We Can Retool the Economy to Fight Coronavirus — With Labor Playing a Key Role

During World War II, UAW leader Walter Reuther had a plan to reorient the economy toward needed production, centering the interests of labor rather than markets. As the global health system faces massive shortages in vital medical equipment, Reuther’s blueprints can help us generate our own mass-scale response to the crisis.

Walter Reuther, president of United Auto Workers (UAW) during World War II. (Detroit News Archives)


The coronavirus pandemic has exposed the rot behind the facade of American society like no other event in modern history. The richest nation in history has demonstrated an utterly incompetent response to the crisis. Some aspects of the response, like the idiot nationalism behind refusing to use the high-quality World Health Organization test for the virus, are surface level. Others, like a health-care system built around protecting profits by denying care, are structural.
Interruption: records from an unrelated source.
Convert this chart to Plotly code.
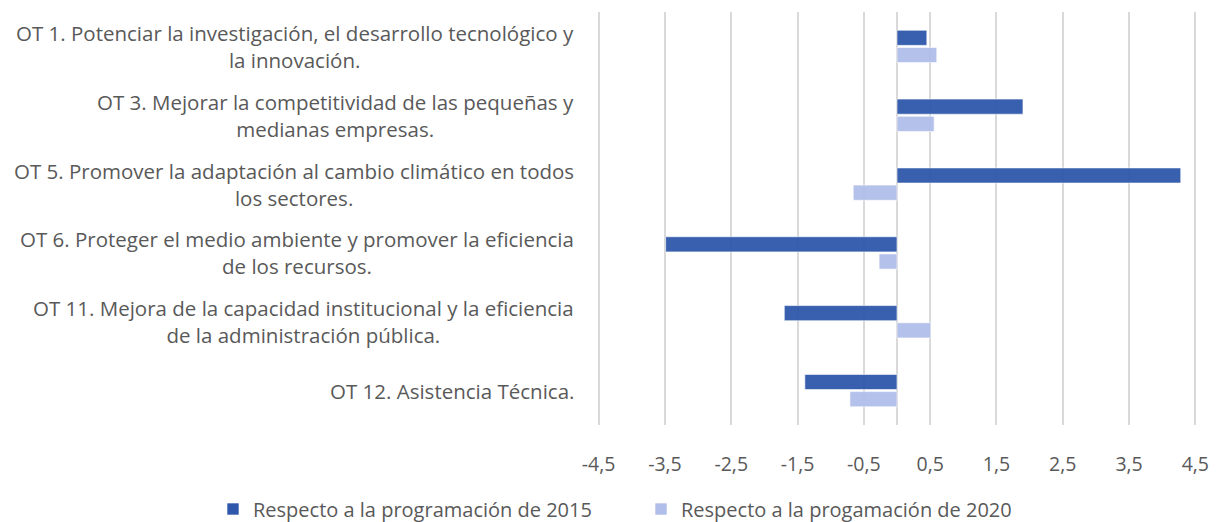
import plotly.graph_objects as go

categories = [
    "OT 1. Potenciar la investigación, el desarrollo tecnológico y<br>la innovación.",
    "OT 3. Mejorar la competitividad de las pequeñas y<br>medianas empresas.",
    "OT 5. Promover la adaptación al cambio climático en todos<br>los sectores.",
    "OT 6. Proteger el medio ambiente y promover la eficiencia<br>de los recursos.",
    "OT 11. Mejora de la capacidad institucional y la eficiencia<br>de la administración pública.",
    "OT 12. Asistencia Técnica.",
]
cat_ids = ["OT1", "OT3", "OT5", "OT6", "OT11", "OT12"]
series_2015 = [0.45, 1.90, 4.28, -3.49, -1.70, -1.39]
series_2020 = [0.60, 0.56, -0.66, -0.27, 0.51, -0.71]
name_2015 = "Respecto a la programación de 2015"
name_2020 = "Respecto a la progamación de 2020"
tick_vals = [-4.5, -3.5, -2.5, -1.5, -0.5, 0.5, 1.5, 2.5, 3.5, 4.5]
tick_text = ["-4,5", "-3,5", "-2,5", "-1,5", "-0,5", "0,5", "1,5", "2,5", "3,5", "4,5"]

FONT = "Open Sans, sans-serif"
GRAY = "#595959"

fig = go.Figure()
fig.add_trace(go.Bar(y=cat_ids, x=series_2015, orientation="h", name=name_2015,
                     legend="legend",
                     marker=dict(color="#2F58AA", opacity=0.95,
                                 line=dict(color="rgba(255,255,255,0.6)", width=1))))
fig.add_trace(go.Bar(y=cat_ids, x=series_2020, orientation="h", name=name_2020,
                     legend="legend2",
                     marker=dict(color="#B0BEE9", opacity=0.95,
                                 line=dict(color="rgba(255,255,255,0.6)", width=1))))

for cid, lab in zip(cat_ids, categories):
    fig.add_annotation(x=0, xref="paper", y=cid, yref="y", text=lab,
                       showarrow=False, xanchor="right", yanchor="middle",
                       align="center", xshift=-20,
                       font=dict(family=FONT, size=20.5, color=GRAY))

leg_common = dict(orientation="h", xref="container", yref="container",
                  xanchor="left", y=13 / 522, yanchor="middle",
                  font=dict(family=FONT, size=20, color=GRAY),
                  itemwidth=30, bgcolor="rgba(0,0,0,0)")

fig.update_layout(
    width=1224, height=522,
    margin=dict(l=596, r=26, t=12, b=97, autoexpand=False),
    paper_bgcolor="white", plot_bgcolor="white",
    barmode="group", bargap=0.5, bargroupgap=0.12,
    font=dict(family=FONT, size=20, color=GRAY),
    xaxis=dict(range=[-4.54, 4.54], tickvals=tick_vals, ticktext=tick_text,
               showgrid=True, gridcolor="#D9D9D9", gridwidth=2,
               zeroline=True, zerolinecolor="#D9D9D9", zerolinewidth=2,
               showline=False, ticks="", ticklabelstandoff=25, automargin=False,
               tickfont=dict(family=FONT, size=19.5, color=GRAY)),
    yaxis=dict(categoryorder="array", categoryarray=cat_ids, autorange="reversed",
               showticklabels=False, showgrid=False, zeroline=False, ticks="",
               automargin=False),
    legend=dict(x=213 / 1224, **leg_common),
    legend2=dict(x=641 / 1224, **leg_common),
    showlegend=True,
)

fig.write_html("out.html", config={"displayModeBar": False},
               post_script="document.body.style.margin='0';document.body.style.overflow='hidden';")
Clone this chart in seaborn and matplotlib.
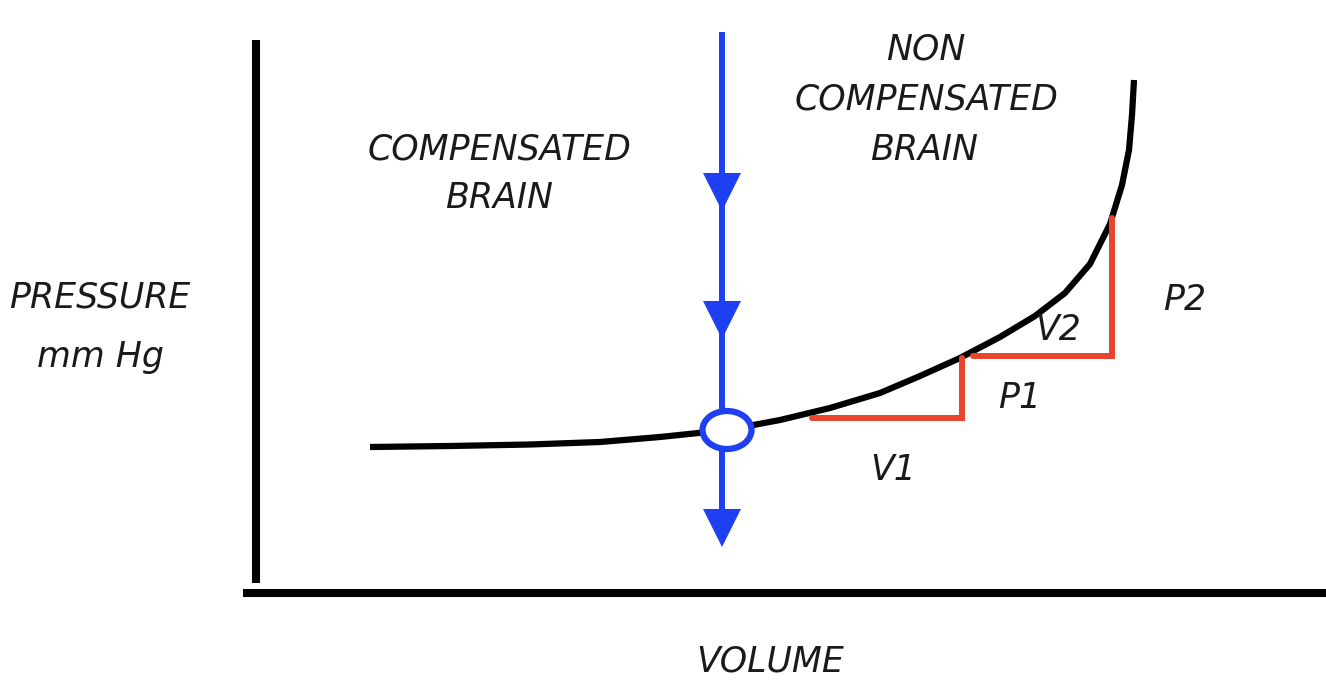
import matplotlib
matplotlib.use("Agg")
import matplotlib.pyplot as plt
from matplotlib.patches import Ellipse
import seaborn as sns

# pressure-volume curve (arbitrary units)
volume = [11.2, 19.2, 27.2, 34.2, 40.2, 46.9, 52.2, 57.2, 62.2, 66.2, 70.2,
          74.2, 77.7, 80.7, 83.2, 85.2, 86.4, 87.1, 87.4, 87.6]
pressure = [14.6, 14.7, 14.85, 15.1, 15.6, 16.3, 17.3, 18.5, 20.0, 21.7, 23.5,
            25.6, 27.7, 30.0, 32.9, 36.9, 40.8, 44.3, 47.8, 51.3]

# red slope triangles
v1_x = [55.4, 70.4, 70.4]
v1_y = [17.5, 17.5, 23.5]
v2_x = [71.5, 85.4, 85.4]
v2_y = [23.7, 23.7, 37.5]

# blue marker line
blue_x = 46.4
blue_top, blue_bottom = 56.1, 5.5
arrow_y = [40.1, 27.3, 6.5]
point_x, point_y = 46.9, 16.3

BLUE = "#1f3ff2"
RED = "#e8452c"

sns.set_style("white")
plt.rcParams["font.family"] = ["DejaVu Sans"]

fig = plt.figure(figsize=(13.26, 6.95), dpi=100)
ax = fig.add_axes([243 / 1326, 102 / 695, 1083 / 1326, 593 / 695])
ax.set_xlim(-1.5, 106.8)
ax.set_ylim(0, 59.3)

sns.lineplot(x=volume, y=pressure, ax=ax, color="black", lw=4.5,
             sort=False, solid_capstyle="butt", solid_joinstyle="round")
ax.plot(v1_x, v1_y, color=RED, lw=4.3, solid_joinstyle="miter")
ax.plot(v2_x, v2_y, color=RED, lw=4.3, solid_joinstyle="miter")

ax.plot([blue_x, blue_x], [blue_top, blue_bottom], color=BLUE, lw=4.3,
        solid_capstyle="butt")
ax.plot([blue_x] * len(arrow_y), arrow_y, ls="none", marker="v",
        ms=27, color=BLUE, mew=0)
ax.add_patch(Ellipse((point_x, point_y), 4.9, 3.8, facecolor="white",
                     edgecolor=BLUE, lw=4.5, zorder=5))

# axes lines
for s in ["top", "right"]:
    ax.spines[s].set_visible(False)
ax.spines["left"].set_position(("data", -0.2))
ax.spines["left"].set_bounds(1.0, 55.3)
ax.spines["bottom"].set_position(("data", 0))
for s in ["left", "bottom"]:
    ax.spines[s].set_linewidth(5.8)
    ax.spines[s].set_color("black")
    ax.spines[s].set_capstyle("butt")
ax.set_xticks([])
ax.set_yticks([])

txt = dict(fontsize=25, style="italic", color="#1a1a1a", ha="center",
           va="center", clip_on=False)
ax.text(-15.8, 29.6, "PRESSURE", **txt)
ax.text(-15.8, 23.6, "mm Hg", **txt)
ax.text(24.1, 44.3, "COMPENSATED", **txt)
ax.text(24.1, 39.5, "BRAIN", **txt)
ax.text(66.8, 54.3, "NON", **txt)
ax.text(66.8, 49.3, "COMPENSATED", **txt)
ax.text(66.6, 44.3, "BRAIN", **txt)
ax.text(80.0, 26.3, "V2", **txt)
ax.text(76.2, 19.5, "P1", **txt)
ax.text(63.5, 12.3, "V1", **txt)
ax.text(92.7, 29.3, "P2", **txt)
ax.text(51.2, -6.9, "VOLUME", **txt)

fig.savefig("out.png", dpi=100, facecolor="white")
In this way, the pandemic is making Bernie Sanders’s case for a political revolution even more vivid. Already, almost half of US adults are already saying that the virus is making them more likely to support Medicare for All. Given that the United States is still at least a week behind the disaster stage of the outbreak, it is likely that this number will only grow.

The pandemic’s full impact, both medical and economic, will expose the need for a policy response on a scale unlike anything in recent history. Already, analogies are being drawn to the economic mobilization during World War II.